Eso mismo sucede en el caso del matrimonio cuando la separación de hecho es igualmente consecuencia de una situación de violencia de género, que por ese motivo debe equipararse en estos supuestos a la de la separación legal que la norma contempla como elemento habilitante para el acceso a la prestación en favor de familiares” (fundamento cuarto).

Todo depende, pues, de qué entendamos por perspectiva de género aquí.

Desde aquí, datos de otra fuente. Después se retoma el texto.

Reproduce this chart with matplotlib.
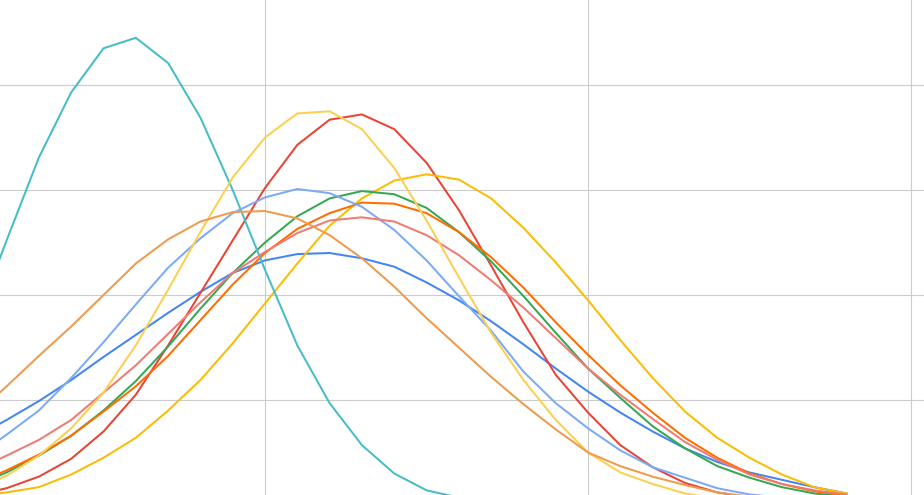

Si la interpretación con perspectiva de género avala el dar en este caso la razón a la mujer que solicita la pensión, pero impide que se le otorgue tal pensión el hombre que se encontrara en idéntica situación respecto de cualquier cónyuge suyo autor de un delito violento, sea mujer o sea otro hombre (y que también impediría que recibiera su pensión la víctima mujer de una esposa así violenta), la discriminación es intolerable.

Mucho más oportuno parece buscar argumentos que permitan la extensión por vía de analogía a toda persona casada que en un caso como este haya sido víctima de violencia de su pareja, que todavía no haya terminado de divorciarse y que haya dejado de convivir con quien la amenaza o maltrata. Y qué duda cabe de que beneficiarias de este planteamiento serán ante todo mujeres acosadas, agredidas y amenazadas por lamentables y muy estúpidos machos. Pero si buscamos coherencia en la aplicación de las normas y algo de justicia, lo determinante no ha de ser la estadística, sino la protección adecuada de las víctimas, de todas las posibles víctimas, sea el que sea su sexo, su género, su raza, su religión, su opinión o cualquier otra condición o circunstancia personal o social.